But in November 2020, I was diagnosed with Parkinson’s disease. My symptoms were relatively mild, but the demands of leading exceeded my capabilities. I needed to step out of the department chair role and off the administrative track. My symptoms fluctuated from day to day, making even short-term planning difficult. Indeed, my disruptive event not only made it difficult to answer the question of what I will be doing in five years, but it also led to questions about my identity: Who am I now?

I do research on identity, exploring questions about how we create and manage our professional identities, so I turned to that research to develop strategies for maintaining a positive identity despite my Parkinson’s diagnosis. I gained four insights that I’d like to share with others undergoing their own major disruptions.

It is important to take time to recognize the grief that comes with identity loss, but finding new ways to define ourselves, new ways to make an impact, is an important part of the process of navigating disruptive events. Shortly after my diagnosis, I stepped into the role of faculty director of the Tippie College of Business Social Impact Community, a role that gives me the flexibility I need yet also allows me to contribute in ways that I find meaningful.

For example, when I stepped down from the department chair position, the thread of my identity story that focused on moving up the administrative ladder was broken. However, the opportunity to mentor junior faculty, a part of the administrative role that I loved, remained. These days, performance reviews are no longer a part of my formal role, but I’ve found several people open to informally continuing developmental conversations. The narrative thread of mentoring has provided a bridge across my disruptive diagnosis.

At first, I simply ignored the future and didn’t even consider who my next possible self might be. Taking things one day at a time helped me cope in the early days of uncertainty. But eventually, I realized that I missed thinking about possible future selves, that I needed to find a new narrative direction.

So I tried scenario planning, a technique that is used for strategic planning in times of uncertainty. It involves the creation of multiple futures based on different assumptions. I now have multiple answers to the question of where I will be in five years.
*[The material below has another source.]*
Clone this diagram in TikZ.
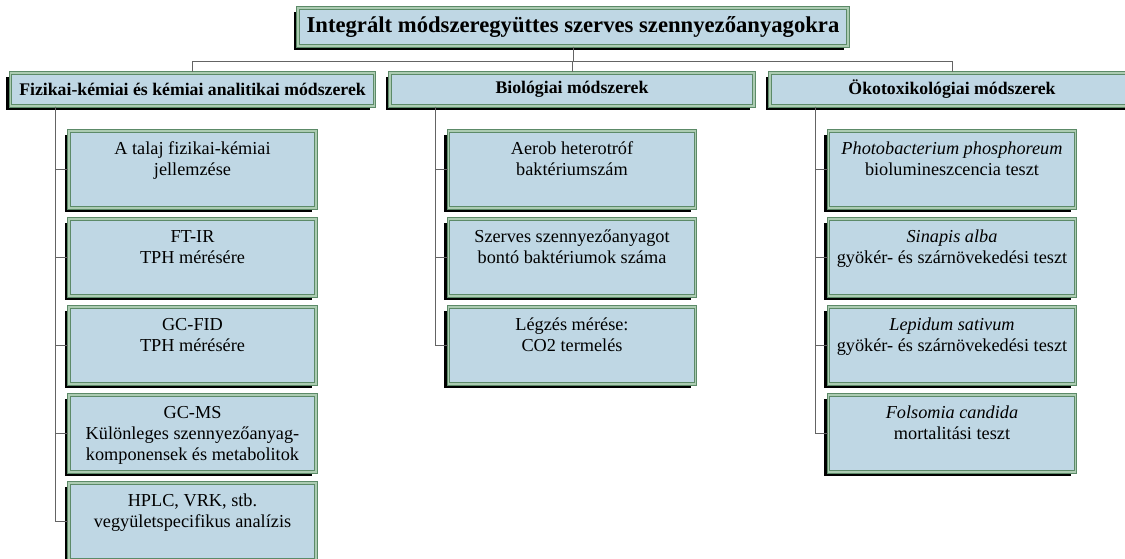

I am operating in the best-case scenario until the assumptions associated with that scenario no longer hold.

After I was diagnosed with Parkinson’s disease, a friend introduced me to a professor in another college who had received the same diagnosis several years earlier. He graciously connected me with two additional retired professors who have Parkinson’s, and the four of us got together over pastries regularly.

Their paths weren’t the same as mine. Like most people with Parkinson’s disease, they were older men. But they shined a light into the dark corners of my future, helping me begin to create new possible futures.

Recently, I started writing about disruptive events and how they change our identities on my Substack, “Who Am I Now?” I hope it and the four strategies I’ve outlined here help other people in academia and elsewhere revise their stories and create fruitful new paths into the future.